Die Aussagen des Generalstaatsanwalts, der alle Todesfälle während der Proteste der Opposition zuschreibt, sind also nicht wahr. In diesem Moment wäre es erforderlich, dass all diese Todesfälle gründlich und unabhängig untersucht werden, um die Verantwortlichen zu ermitteln und entsprechende Sanktionen zu verhängen.
Man muss auch sagen, dass es unter den Oppositionsgruppen, wie es in solchen Fällen immer vorkommt, sehr gewalttätige Aktionen gegeben hat. Es wurden zwei Frauen, Gemeindeführerinnen der Strukturen der PSUV (der Partei von Präsident Maduro), ermordet. Es gab auch andere Gewaltakte, wie zum Beispiel den versuchten Lynchmord in einem kommunalen Radiosender. Diese Vorfälle zeigen, dass es Gewalt gegeben hat, die jedoch nicht die Mehrheit der Proteste ausmacht. Es sind Fälle, die aufgetreten sind, angeprangert und untersucht werden müssen, die aber nicht das allgemeine Bild der Proteste prägen.

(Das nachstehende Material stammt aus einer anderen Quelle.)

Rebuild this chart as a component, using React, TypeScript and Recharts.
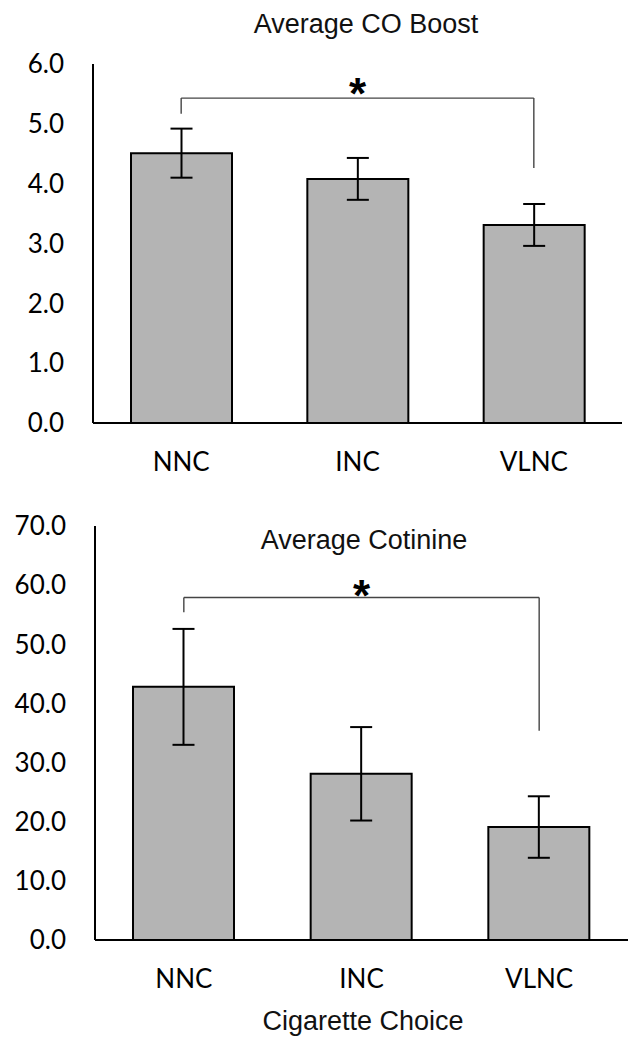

Es sind noch vier Monate bis zum 10. Januar, dem Beginn der neuen Amtszeit des Präsidenten. Was erwarten Sie bis dahin?
Die Missachtung des Volkswillens ist schwerwiegend und lässt sich nicht so einfach beenden. Es werden schwierige Monate sein, in denen die Herausforderungen des Alltags für die Menschen weiterhin bestehen bleiben. Es gibt keine Aussicht auf eine Verbesserung der Löhne, der öffentlichen Dienstleistungen, der Gesundheitsversorgung oder der Bildung. Die Ergebnisse lassen nicht darauf schließen, dass sich die Lebensbedingungen der Menschen verbessern werden.
Ana Graciela Barrios
arbeitet seit 30 Jahren im Bereich Menschenrechte und demokratische Prozesse als Wissenschaftlerin und Aktivistin. Seit 2015 ist sie Mitglied von Surgentes. Surgentes ist ein linkes, antikapitalistisches und antiimperialistisches Menschenrechtskollektiv. Vor der Wahl in diesem Jahr nahmen sie an „La Otra Campaña” (Die Andere Kampagne) teil, einer Kampagne, die betonte, dass die venezolanische Bevölkerung bei dieser Wahl keine*n Kandidaten*in hatte, der ihre Interessen vertritt.